## REQUEST
In this exercise, return the whole listing exactly, excluding any images.

+++ DATASET SECTION

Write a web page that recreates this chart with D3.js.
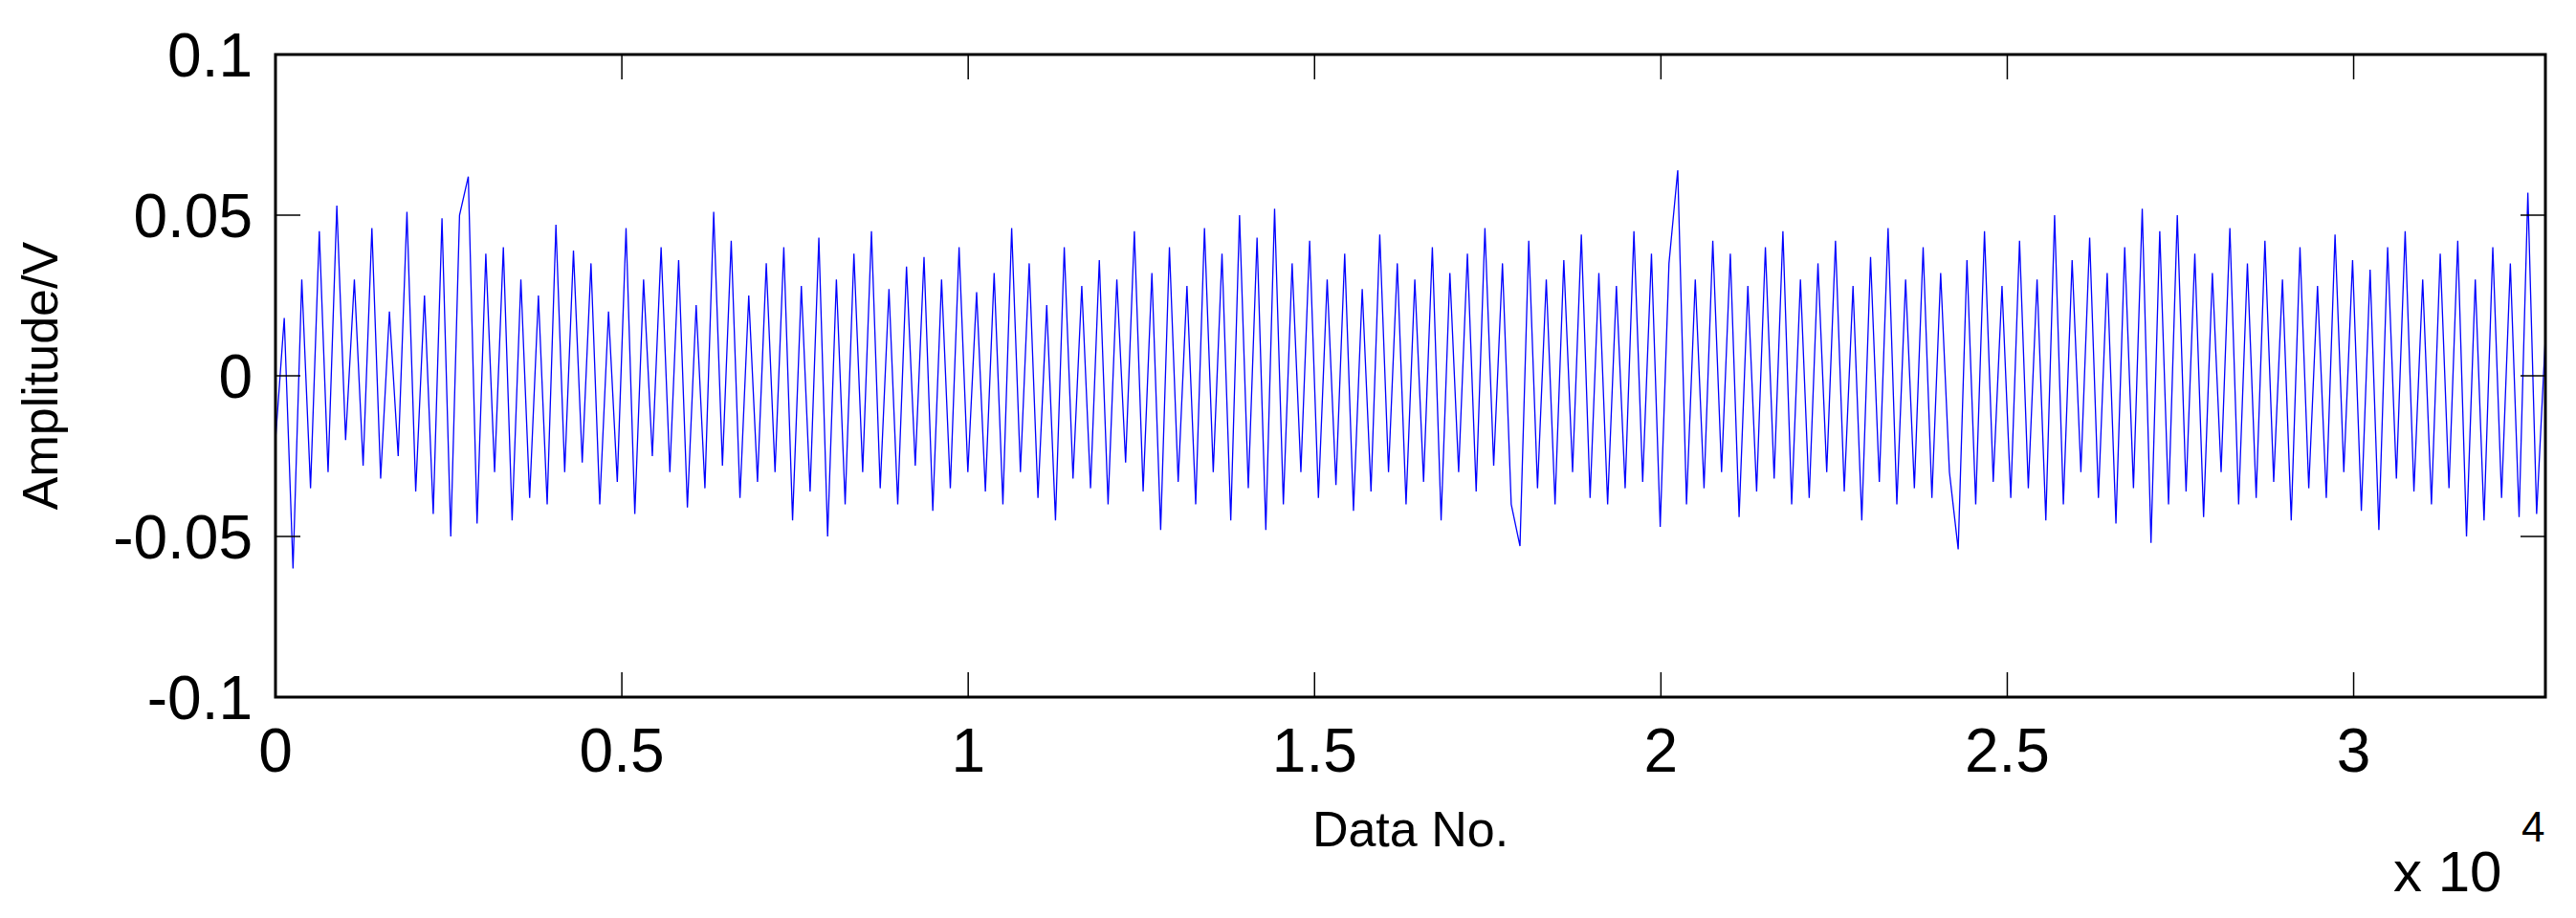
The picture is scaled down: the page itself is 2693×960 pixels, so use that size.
<!DOCTYPE html>
<html><head><meta charset="utf-8">
<script src="https://cdn.jsdelivr.net/npm/d3@7"></script>
<style>body{margin:0;background:#fff}svg{display:block}text{font-family:"Liberation Sans",Arial,sans-serif}</style>
</head><body><div id="chart"></div>
<script>
// amplitude samples (V), evenly spaced over 0..32768
var amplitude = [
 -0.02, 0.018, -0.06, 0.03, -0.035, 0.045, -0.03, 0.053, -0.02, 0.03,
 -0.028, 0.046, -0.032, 0.02, -0.025, 0.051, -0.036, 0.025, -0.043, 0.049,
 -0.05, 0.05, 0.062, -0.046, 0.038, -0.03, 0.04, -0.045, 0.03, -0.038,
 0.025, -0.04, 0.047, -0.03, 0.039, -0.027, 0.035, -0.04, 0.02, -0.033,
 0.046, -0.043, 0.03, -0.025, 0.04, -0.03, 0.036, -0.041, 0.022, -0.035,
 0.051, -0.028, 0.042, -0.038, 0.025, -0.033, 0.035, -0.03, 0.04, -0.045,
 0.028, -0.036, 0.043, -0.05, 0.03, -0.04, 0.038, -0.03, 0.045, -0.035,
 0.027, -0.04, 0.034, -0.028, 0.037, -0.042, 0.03, -0.035, 0.04, -0.03,
 0.026, -0.036, 0.032, -0.04, 0.046, -0.03, 0.035, -0.038, 0.022, -0.045,
 0.04, -0.032, 0.028, -0.035, 0.036, -0.04, 0.03, -0.027, 0.045, -0.036,
 0.032, -0.048, 0.04, -0.033, 0.028, -0.04, 0.046, -0.03, 0.038, -0.045,
 0.05, -0.035, 0.043, -0.048, 0.052, -0.04, 0.035, -0.03, 0.042, -0.038,
 0.03, -0.034, 0.038, -0.042, 0.027, -0.036, 0.044, -0.03, 0.035, -0.04,
 0.03, -0.033, 0.04, -0.045, 0.032, -0.03, 0.038, -0.036, 0.046, -0.028,
 0.035, -0.04, -0.053, 0.042, -0.035, 0.03, -0.04, 0.036, -0.03, 0.044,
 -0.038, 0.032, -0.04, 0.028, -0.035, 0.045, -0.033, 0.038, -0.047, 0.035,
 0.064, -0.04, 0.03, -0.035, 0.042, -0.03, 0.038, -0.044, 0.028, -0.036,
 0.04, -0.032, 0.045, -0.04, 0.03, -0.038, 0.035, -0.03, 0.042, -0.036,
 0.028, -0.045, 0.037, -0.033, 0.046, -0.04, 0.03, -0.035, 0.04, -0.038,
 0.032, -0.03, -0.054, 0.036, -0.04, 0.045, -0.033, 0.028, -0.038, 0.042,
 -0.035, 0.03, -0.045, 0.05, -0.04, 0.036, -0.03, 0.043, -0.038, 0.032,
 -0.046, 0.04, -0.035, 0.052, -0.052, 0.045, -0.04, 0.05, -0.036, 0.038,
 -0.044, 0.032, -0.03, 0.046, -0.04, 0.035, -0.038, 0.042, -0.033, 0.03,
 -0.045, 0.04, -0.035, 0.028, -0.038, 0.044, -0.03, 0.036, -0.042, 0.033,
 -0.048, 0.04, -0.032, 0.045, -0.036, 0.03, -0.04, 0.038, -0.035, 0.042,
 -0.05, 0.03, -0.045, 0.04, -0.038, 0.035, -0.044, 0.057, -0.043, 0.012
];
var xTicks = [0, 5000, 10000, 15000, 20000, 25000, 30000];
var xTickLabels = ["0", "0.5", "1", "1.5", "2", "2.5", "3"];
var yTicks = [-0.1, -0.05, 0, 0.05, 0.1];
var yTickLabels = ["-0.1", "-0.05", "0", "0.05", "0.1"];
var xMax = 32768;

var W = 2693, H = 960;
var m = {left: 288, right: 32, top: 57, bottom: 231};
var svg = d3.select("#chart").append("svg").attr("width", W).attr("height", H);
var x = d3.scaleLinear().domain([0, xMax]).range([m.left, W - m.right]);
var y = d3.scaleLinear().domain([-0.1, 0.1]).range([H - m.bottom, m.top]);

var step = xMax / (amplitude.length - 1);
var line = d3.line()
	.x(function(d, i){ return x(i * step); }).y(function(d){ return y(d); });
svg.append("path").datum(amplitude).attr("d", line)
	.attr("fill", "none").attr("stroke", "#0000ff").attr("stroke-width", 1.3);

var g = svg.append("g");
// ticks inside on all four sides
xTicks.forEach(function(t){
	g.append("line").attr("x1", x(t)).attr("x2", x(t)).attr("y1", y(-0.1)).attr("y2", y(-0.1) - 26).attr("stroke", "#000").attr("stroke-width", 1.5);
	g.append("line").attr("x1", x(t)).attr("x2", x(t)).attr("y1", y(0.1)).attr("y2", y(0.1) + 26).attr("stroke", "#000").attr("stroke-width", 1.5);
});
yTicks.forEach(function(t){
	g.append("line").attr("x1", x(0)).attr("x2", x(0) + 26).attr("y1", y(t)).attr("y2", y(t)).attr("stroke", "#000").attr("stroke-width", 1.5);
	g.append("line").attr("x1", x(xMax)).attr("x2", x(xMax) - 26).attr("y1", y(t)).attr("y2", y(t)).attr("stroke", "#000").attr("stroke-width", 1.5);
});
g.append("rect").attr("x", x(0)).attr("y", y(0.1)).attr("width", x(xMax) - x(0)).attr("height", y(-0.1) - y(0.1))
	.attr("fill", "none").attr("stroke", "#000").attr("stroke-width", 3);

xTicks.forEach(function(t, i){
	svg.append("text").attr("x", x(t)).attr("y", y(-0.1) + 78).attr("text-anchor", "middle")
		.attr("font-size", 64).text(xTickLabels[i]);
});
yTicks.forEach(function(t, i){
	svg.append("text").attr("x", x(0) - 24).attr("y", y(t) + 23).attr("text-anchor", "end")
		.attr("font-size", 64).text(yTickLabels[i]);
});
svg.append("text").attr("x", (x(0) + x(xMax)) / 2).attr("y", 885).attr("text-anchor", "middle")
	.attr("font-size", 52).text("Data No.");
svg.append("text").attr("transform", "translate(60," + y(0) + ") rotate(-90)").attr("text-anchor", "middle")
	.attr("font-size", 52).text("Amplitude/V");
svg.append("text").attr("x", 2502).attr("y", 932).attr("font-size", 60).text("x 10");
svg.append("text").attr("x", 2636).attr("y", 880).attr("font-size", 44).text("4");
</script></body></html>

++++++

## FINISHED TASK
Write a web page that recreates this chart with D3.js.
The picture is scaled down: the page itself is 2693×960 pixels, so use that size.
<!DOCTYPE html>
<html><head><meta charset="utf-8">
<script src="https://cdn.jsdelivr.net/npm/d3@7"></script>
<style>body{margin:0;background:#fff}svg{display:block}text{font-family:"Liberation Sans",Arial,sans-serif}</style>
</head><body><div id="chart"></div>
<script>
// amplitude samples (V), evenly spaced over 0..32768
var amplitude = [
 -0.02, 0.018, -0.06, 0.03, -0.035, 0.045, -0.03, 0.053, -0.02, 0.03,
 -0.028, 0.046, -0.032, 0.02, -0.025, 0.051, -0.036, 0.025, -0.043, 0.049,
 -0.05, 0.05, 0.062, -0.046, 0.038, -0.03, 0.04, -0.045, 0.03, -0.038,
 0.025, -0.04, 0.047, -0.03, 0.039, -0.027, 0.035, -0.04, 0.02, -0.033,
 0.046, -0.043, 0.03, -0.025, 0.04, -0.03, 0.036, -0.041, 0.022, -0.035,
 0.051, -0.028, 0.042, -0.038, 0.025, -0.033, 0.035, -0.03, 0.04, -0.045,
 0.028, -0.036, 0.043, -0.05, 0.03, -0.04, 0.038, -0.03, 0.045, -0.035,
 0.027, -0.04, 0.034, -0.028, 0.037, -0.042, 0.03, -0.035, 0.04, -0.03,
 0.026, -0.036, 0.032, -0.04, 0.046, -0.03, 0.035, -0.038, 0.022, -0.045,
 0.04, -0.032, 0.028, -0.035, 0.036, -0.04, 0.03, -0.027, 0.045, -0.036,
 0.032, -0.048, 0.04, -0.033, 0.028, -0.04, 0.046, -0.03, 0.038, -0.045,
 0.05, -0.035, 0.043, -0.048, 0.052, -0.04, 0.035, -0.03, 0.042, -0.038,
 0.03, -0.034, 0.038, -0.042, 0.027, -0.036, 0.044, -0.03, 0.035, -0.04,
 0.03, -0.033, 0.04, -0.045, 0.032, -0.03, 0.038, -0.036, 0.046, -0.028,
 0.035, -0.04, -0.053, 0.042, -0.035, 0.03, -0.04, 0.036, -0.03, 0.044,
 -0.038, 0.032, -0.04, 0.028, -0.035, 0.045, -0.033, 0.038, -0.047, 0.035,
 0.064, -0.04, 0.03, -0.035, 0.042, -0.03, 0.038, -0.044, 0.028, -0.036,
 0.04, -0.032, 0.045, -0.04, 0.03, -0.038, 0.035, -0.03, 0.042, -0.036,
 0.028, -0.045, 0.037, -0.033, 0.046, -0.04, 0.03, -0.035, 0.04, -0.038,
 0.032, -0.03, -0.054, 0.036, -0.04, 0.045, -0.033, 0.028, -0.038, 0.042,
 -0.035, 0.03, -0.045, 0.05, -0.04, 0.036, -0.03, 0.043, -0.038, 0.032,
 -0.046, 0.04, -0.035, 0.052, -0.052, 0.045, -0.04, 0.05, -0.036, 0.038,
 -0.044, 0.032, -0.03, 0.046, -0.04, 0.035, -0.038, 0.042, -0.033, 0.03,
 -0.045, 0.04, -0.035, 0.028, -0.038, 0.044, -0.03, 0.036, -0.042, 0.033,
 -0.048, 0.04, -0.032, 0.045, -0.036, 0.03, -0.04, 0.038, -0.035, 0.042,
 -0.05, 0.03, -0.045, 0.04, -0.038, 0.035, -0.044, 0.057, -0.043, 0.012
];
var xTicks = [0, 5000, 10000, 15000, 20000, 25000, 30000];
var xTickLabels = ["0", "0.5", "1", "1.5", "2", "2.5", "3"];
var yTicks = [-0.1, -0.05, 0, 0.05, 0.1];
var yTickLabels = ["-0.1", "-0.05", "0", "0.05", "0.1"];
var xMax = 32768;

var W = 2693, H = 960;
var m = {left: 288, right: 32, top: 57, bottom: 231};
var svg = d3.select("#chart").append("svg").attr("width", W).attr("height", H);
var x = d3.scaleLinear().domain([0, xMax]).range([m.left, W - m.right]);
var y = d3.scaleLinear().domain([-0.1, 0.1]).range([H - m.bottom, m.top]);

var step = xMax / (amplitude.length - 1);
var line = d3.line()
	.x(function(d, i){ return x(i * step); }).y(function(d){ return y(d); });
svg.append("path").datum(amplitude).attr("d", line)
	.attr("fill", "none").attr("stroke", "#0000ff").attr("stroke-width", 1.3);

var g = svg.append("g");
// ticks inside on all four sides
xTicks.forEach(function(t){
	g.append("line").attr("x1", x(t)).attr("x2", x(t)).attr("y1", y(-0.1)).attr("y2", y(-0.1) - 26).attr("stroke", "#000").attr("stroke-width", 1.5);
	g.append("line").attr("x1", x(t)).attr("x2", x(t)).attr("y1", y(0.1)).attr("y2", y(0.1) + 26).attr("stroke", "#000").attr("stroke-width", 1.5);
});
yTicks.forEach(function(t){
	g.append("line").attr("x1", x(0)).attr("x2", x(0) + 26).attr("y1", y(t)).attr("y2", y(t)).attr("stroke", "#000").attr("stroke-width", 1.5);
	g.append("line").attr("x1", x(xMax)).attr("x2", x(xMax) - 26).attr("y1", y(t)).attr("y2", y(t)).attr("stroke", "#000").attr("stroke-width", 1.5);
});
g.append("rect").attr("x", x(0)).attr("y", y(0.1)).attr("width", x(xMax) - x(0)).attr("height", y(-0.1) - y(0.1))
	.attr("fill", "none").attr("stroke", "#000").attr("stroke-width", 3);

xTicks.forEach(function(t, i){
	svg.append("text").attr("x", x(t)).attr("y", y(-0.1) + 78).attr("text-anchor", "middle")
		.attr("font-size", 64).text(xTickLabels[i]);
});
yTicks.forEach(function(t, i){
	svg.append("text").attr("x", x(0) - 24).attr("y", y(t) + 23).attr("text-anchor", "end")
		.attr("font-size", 64).text(yTickLabels[i]);
});
svg.append("text").attr("x", (x(0) + x(xMax)) / 2).attr("y", 885).attr("text-anchor", "middle")
	.attr("font-size", 52).text("Data No.");
svg.append("text").attr("transform", "translate(60," + y(0) + ") rotate(-90)").attr("text-anchor", "middle")
	.attr("font-size", 52).text("Amplitude/V");
svg.append("text").attr("x", 2502).attr("y", 932).attr("font-size", 60).text("x 10");
svg.append("text").attr("x", 2636).attr("y", 880).attr("font-size", 44).text("4");
</script></body></html>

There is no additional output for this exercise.